AMENDED AND REISSUED AS JOINT OPINION 07-155/98-31
October 18, 2007
NOTE: On April 5, 2017, the Committee released Joint Opinion 07-155/98-31, which supersedes the present opinion. It does not alter the result of Opinion 07-155, but it overrules Opinion 98-31. Please refer to the new Joint Opinion for the Committee’s current views.
Digest: A Supreme Court Justice may not serve as a member of the County Charter Revision Commission, where the purpose of the Commission is to suggest changes and make recommendations for improving the laws and provisions contained in the County Charter.
Rules: 22 NYCRR 100.1; 100.4(C)(2)(a); 100.6(B)(1); Opinions 01-33; 99-100 (Vol. XVIII); 98-31 (Vol. XVI); 93-16 (Vol. X).
A County Court Judge who is also an acting Supreme Court Justice asks whether he/she may accept an appointment to serve on his/her County’s Charter Revision Commission, with the mandate of suggesting changes and making recommendations to improve the laws and provisions contained in the City Charter.
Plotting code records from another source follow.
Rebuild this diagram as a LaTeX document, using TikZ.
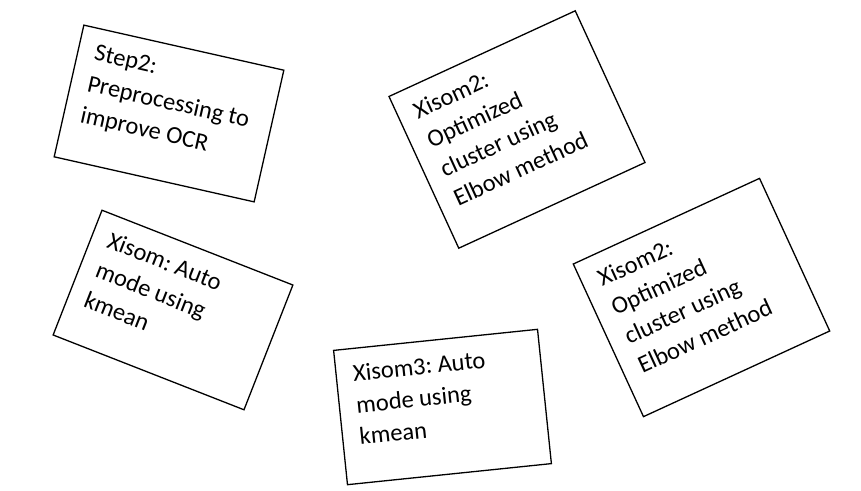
\documentclass[tikz,border=0pt]{standalone}
\usepackage{fontspec}
\setmainfont{Carlito}
\frenchspacing

\begin{document}
\begin{tikzpicture}[x=1pt, y=-1pt, line join=miter, line width=1.3pt]

	\tikzstyle{card}=[draw, rectangle, minimum width=205pt, inner sep=0pt]
	\tikzstyle{words}=[anchor=north west, align=left, inner xsep=17pt, inner ysep=16pt, font=\fontsize{24.5}{32}\selectfont]
    \def\tiltstep{-12.7}
    \def\tiltelbow{24.7}
    \def\tiltauto{-21.4}
    \def\tiltautoo{5.9}

    \useasboundingbox (0,0) rectangle (861,490);

    \node [card, minimum height=135pt, rotate=\tiltstep] (step) at (169,113.5) {};
    \node [words, rotate=\tiltstep] (steptext) at (step.north west)
      {Step2:\\Preprocessing to\\improve OCR};

    \node [card, minimum height=167pt, rotate=\tiltelbow] (elbow) at (517,129.5) {};
    \node [words, rotate=\tiltelbow] (elbowtext) at (elbow.north west)
      {Xisom2:\\Optimized\\cluster using\\Elbow method};

    \node [card, minimum height=134pt, rotate=\tiltauto] (auto) at (173,310) {};
    \node [words, rotate=\tiltauto] (autotext) at (auto.north west)
      {Xisom: Auto\\mode using\\kmean};

    \node [card, minimum height=135pt, rotate=\tiltautoo] (autoo) at (442.5,407) {};
    \node [words, rotate=\tiltautoo] (autootext) at (autoo.north west)
      {Xisom3: Auto\\mode using\\kmean};

    \node [card, minimum height=168pt, rotate=\tiltelbow] (elboww) at (701.5,297.5) {};
    \node [words, rotate=\tiltelbow] (elbowwtext) at (elboww.north west)
      {Xisom2:\\Optimized\\cluster using\\Elbow method};

  \end{tikzpicture}
\end{document}
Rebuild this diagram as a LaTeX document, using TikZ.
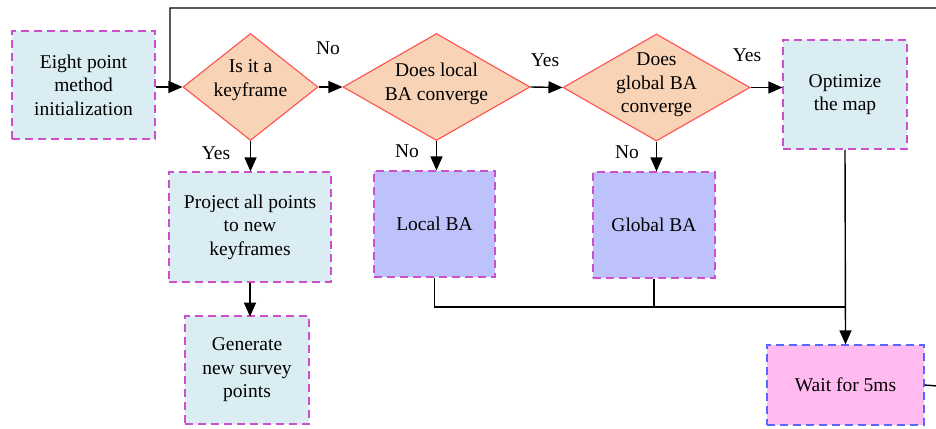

The Rules Governing Judicial Conduct provide that “[a] full-time judge shall not accept appointment to a governmental committee or commission . . . that is concerned with issues of fact or policy in matters other than the improvement of the law, the legal system or the administration of justice” (22 NYCRR 100.4[C][a]). Here, the Charter Revision Commission will involve the broad examination of the County Charter. It is likely that the review will implicate issues of policy or of a political nature, including many issues which do not involve “the improvement of the law, the legal system or the administration of justice” (id.).
Indeed, this Committee has previously opined that a full-time City Court judge could not serve on a Charter Revision Commission or even appoint members to an advisory committee to that Commission, because the advisory committee would be involved with issues that would “effectively impair judicial independence [by] enmesh[ing] the judiciary in what is essentially a political undertaking” and with issues that “bear on fundamental political concerns” (Opinion 99-100 [Vol. XVIII] citing 22 NYCRR 100.1; see also Opinion 93-16 [Vol. X] [full-time judge may not continue to serve on Citizen’s Advisory Committee which reviews facts and makes recommendations on local zoning laws]).
We note that we have also previously advised that a part-time City Court Judge may serve on a commission to review the City Charter and to provide recommendations for amendment (see Opinions 98-31 [Vol. XVI]; 01-33). However, the different outcome in those circumstances flows directly from the inquirer’s status as a part-time judge, which, unlike a full-time judge, is not as restricted in engaging in outside activities (see 22 NYCRR 100.6[B]; cf. 22 NYCRR 100.4[C][a]).